Knox Ramsey

No. 32, 70, 62, 68
- Position: Guard

Personal information
- Born: February 13, 1926 Speed, Indiana, U.S.
- Died: March 19, 2005 (aged 79) Richmond, Virginia, U.S.
- Listed height: 6 ft 1 in (1.85 m)
- Listed weight: 216 lb (98 kg)

Career information
- High school: Maryville (TN)
- College: William & Mary (1944-1947)
- NFL draft: 1948: 5th round, 32nd overall pick

Career history
- Los Angeles Dons (1948-1949); Chicago Cardinals (1950–1951); Philadelphia Eagles (1952); Washington Redskins (1952–1953);

Awards and highlights
- Second-team All-American (1947); Third-team All-American (1946); 3× First-team All-SoCon (1945, 1946, 1947);

Career NFL/AAFC statistics
- Games played: 69
- Games started: 47
- Fumble recoveries: 1
- Stats at Pro Football Reference

= Knox Ramsey =

American football player (1926–2005)

Knox Wagner "Bulldog" Ramsey (February 13, 1926 – March 19, 2005) was an American football offensive lineman in the National Football League (NFL) for the Chicago Cardinals, the Philadelphia Eagles, and the Washington Redskins. Ramsey also played in the All-America Football Conference (AAFC) for the Los Angeles Dons. When the All-America Football Conference dissolved in 1950, the NFL an AAFC dispersal draft to assign players from the Buffalo Bills, Chicago Hornets and Los Angeles Dons. Ramsey was drafted (1st Round) by the San Francisco 49ers as the 10th overall pick and traded to the Chicago Cardinals.

Knox Ramsey played college football at the College of William & Mary where he was selected for three consecutive years to Virginia's all-state teams and the Southern Conference teams.
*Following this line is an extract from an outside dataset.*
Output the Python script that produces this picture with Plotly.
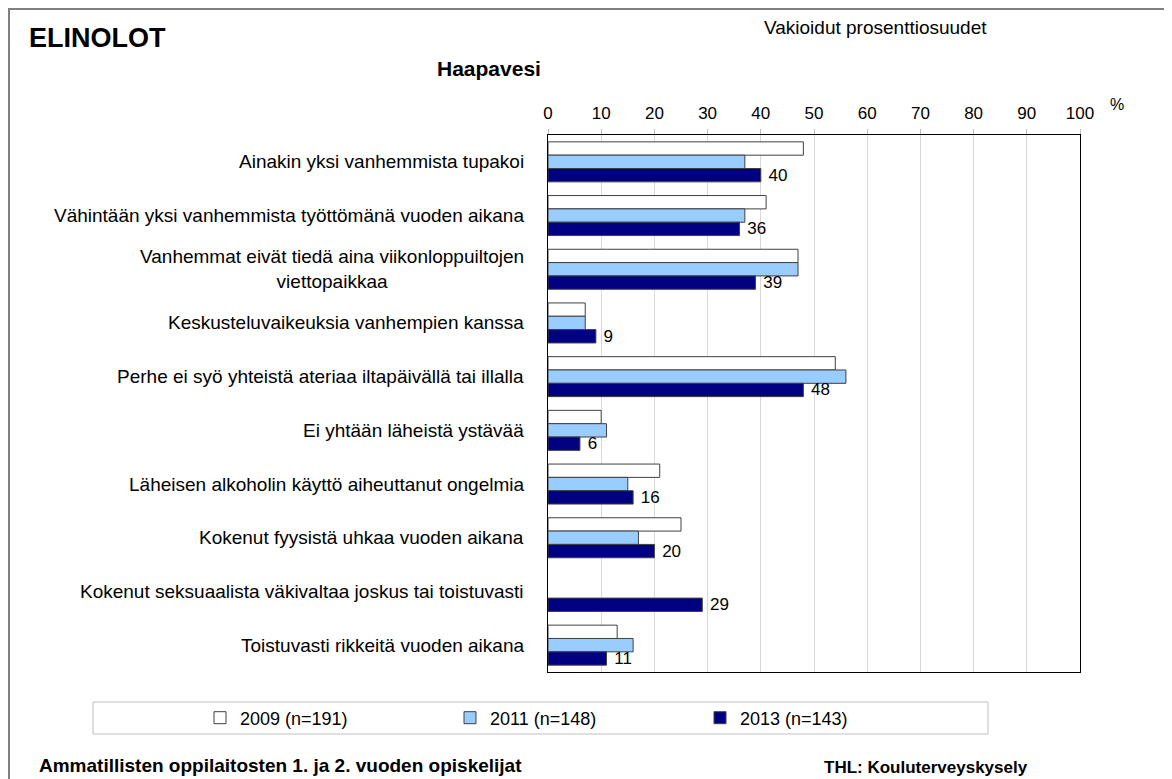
import plotly.graph_objects as go

categories = [
    "Ainakin yksi vanhemmista tupakoi",
    "Vähintään yksi vanhemmista työttömänä vuoden aikana",
    "Vanhemmat eivät tiedä aina viikonloppuiltojen<br>viettopaikkaa",
    "Keskusteluvaikeuksia vanhempien kanssa",
    "Perhe ei syö yhteistä ateriaa iltapäivällä tai illalla",
    "Ei yhtään läheistä ystävää",
    "Läheisen alkoholin käyttö aiheuttanut ongelmia",
    "Kokenut fyysistä uhkaa vuoden aikana",
    "Kokenut seksuaalista väkivaltaa joskus tai toistuvasti",
    "Toistuvasti rikkeitä vuoden aikana",
]
v2009 = [48, 41, 47, 7, 54, 10, 21, 25, None, 13]
v2011 = [37, 37, 47, 7, 56, 11, 15, 17, None, 16]
v2013 = [40, 36, 39, 9, 48, 6, 16, 20, 29, 11]
series_names = ["2009 (n=191)", "2011 (n=148)", "2013 (n=143)"]
x_ticks = list(range(0, 101, 10))

OFF = 8  # page body margin
W, H = 1172 - OFF, 779 - OFF
L, R, T, B = 540, 92, 127, 107
PW, PH = W - L - R, H - T - B
FONT = "Liberation Sans, Arial, Helvetica, sans-serif"


def px(x):
    return (x - OFF - L) / PW


def py(y):
    return (H - B - (y - OFF)) / PH


colors = ["#FFFFFF", "#99CCFF", "#000080"]
fig = go.Figure()
for name, vals, col in zip(series_names, [v2009, v2011, v2013], colors):
    is_last = name == series_names[-1]
    fig.add_trace(go.Bar(
        y=categories, x=vals, name=name, orientation="h",
        marker=dict(color=col, line=dict(color="#404040", width=1)),
        text=vals if is_last else None,
        texttemplate="\u00a0%{x}" if is_last else None,
        textposition="outside" if is_last else "none",
        constraintext="none", cliponaxis=False,
        outsidetextfont=dict(family=FONT, size=17, color="black"),
        hoverinfo="skip",
    ))

annotations = []
for c in categories:
    annotations.append(dict(
        x=px(526), xref="paper", y=c, yref="y", text=c, showarrow=False,
        xanchor="right", yanchor="middle", align="center",
        font=dict(family=FONT, size=19, color="black"),
    ))


def add_text(text, x, y, size, xanchor="left", bold=False):
    annotations.append(dict(
        x=px(x), y=py(y), xref="paper", yref="paper",
        text=f"<b>{text}</b>" if bold else text, showarrow=False,
        xanchor=xanchor, yanchor="middle",
        font=dict(family=FONT, size=size, color="black"),
    ))


add_text("ELINOLOT", 27, 38, 27, bold=True)
add_text("Haapavesi", 489, 68, 21, xanchor="center", bold=True)
add_text("Vakioidut prosenttiosuudet", 875, 28, 19, xanchor="center")
add_text("%", 1117, 104, 16, xanchor="center")
add_text("Ammatillisten oppilaitosten 1. ja 2. vuoden opiskelijat", 37, 765, 19, bold=True)
add_text("THL: Kouluterveyskysely", 822, 767, 17, bold=True)

shapes = [
    dict(type="rect", xref="paper", yref="paper", x0=px(9), x1=px(1200),
         y0=py(9), y1=py(800), line=dict(color="#808080", width=2)),
    dict(type="rect", xref="paper", yref="paper", x0=px(93), x1=px(988),
         y0=py(702), y1=py(734), line=dict(color="#BFBFBF", width=1)),
]

fig.update_layout(
    width=W, height=H, margin=dict(l=L, r=R, t=T, b=B, pad=0),
    paper_bgcolor="white", plot_bgcolor="white",
    barmode="group", bargap=0.255, bargroupgap=0,
    font=dict(family=FONT, size=16, color="black"),
    xaxis=dict(range=[0, 100], side="top", tickvals=x_ticks, ticktext=[str(t) for t in x_ticks],
               showgrid=True, gridcolor="#D9D9D9", gridwidth=1, zeroline=False,
               showline=True, mirror=True, linecolor="black", linewidth=1,
               ticks="outside", ticklen=5, tickcolor="#BFBFBF", ticklabelstandoff=3,
               tickfont=dict(family=FONT, size=17, color="black"), fixedrange=True),
    yaxis=dict(type="category", categoryorder="array", categoryarray=categories,
               autorange="reversed", showticklabels=False, ticks="", showgrid=False,
               zeroline=False, showline=True, mirror=True, linecolor="black", linewidth=1,
               fixedrange=True),
    legend=dict(orientation="h", x=px(200), y=py(718), xanchor="left", yanchor="middle",
                bgcolor="rgba(0,0,0,0)", borderwidth=0, entrywidth=205,
                entrywidthmode="pixels", font=dict(family=FONT, size=18, color="black"),
                traceorder="normal"),
    annotations=annotations, shapes=shapes, showlegend=True,
)

fig.write_html("out.html")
He also was named to the all-time state of Virginia team and the all-time William & Mary football team. Ramsey received second-team All-American honors in 1947 when he was selected by the Associated Press. He played in the 1948 College All-Star Game against the NFL Champions Chicago Cardinals where he faced his brother Buster Ramsey. Ramsey was drafted in the fifth round of the 1948 NFL draft (32nd pick overall) by the Chicago Bears and in the ninth round (37th pick overall) of the 1948 AAFC Draft by the Los Angeles Dons. Following his professional football career Ramsey was inducted into the William & Mary Hall of Fame and the Blount County (TN) Sports Hall of Fame.

==Personal life==
Ramsey's son, Knox Wagner Ramsey Jr., was a football player for Virginia, while his granddaughter Alyssa Ramsey was a soccer player who appeared for the United States women's national team.